A friend says she is unpacking for her family’s trip to India, which was scheduled in a few weeks’ time. They were booked to begin their tour at the Taj Mahal Hotel. “Know of any safe ashrams?” she asks.
I replied that I’d been reading in vain for some information on just who the attackers are.
Apparently, she said, Kashmiri rebels. “When I think of all the troubles and wars throughout the world that were created by the British as a result of carving up territories more than a hundred years ago – Iraq, Palestine, Pakistan, Sri Lanka, to name a few – I am doubly ashamed because the U.S. continues to make matters worse. Empires! The devil’s very own work!”
My friend is British, now living in the U.S., and serving as conscience to both. She is the friend who devotes her time to wide reading and emailing to her list the most interesting and timely stories she finds, thus saving us much time and bringing important stories to our attention. It is a real service.
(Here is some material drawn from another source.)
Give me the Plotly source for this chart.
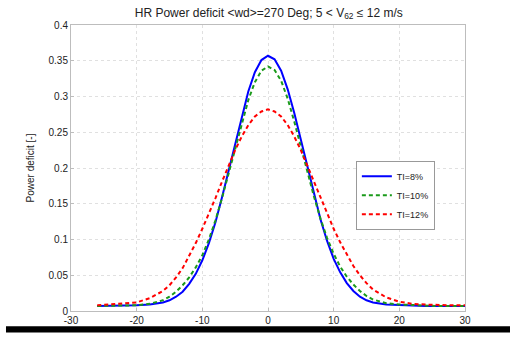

In 1857, after the Indian Rebellion, Kashmir sided with the British and soon came under the British Crown. At the end of British rule in 1947 and in the subsequent partition of the country in two parts, Pakistan and India, Kashmir became “a disputed territory,” administered by three countries: India, Pakistan, and China. That is, not for 152 years has the country been its own state, living by its own rules and in its own name.
I suppose the next few days will answer my question.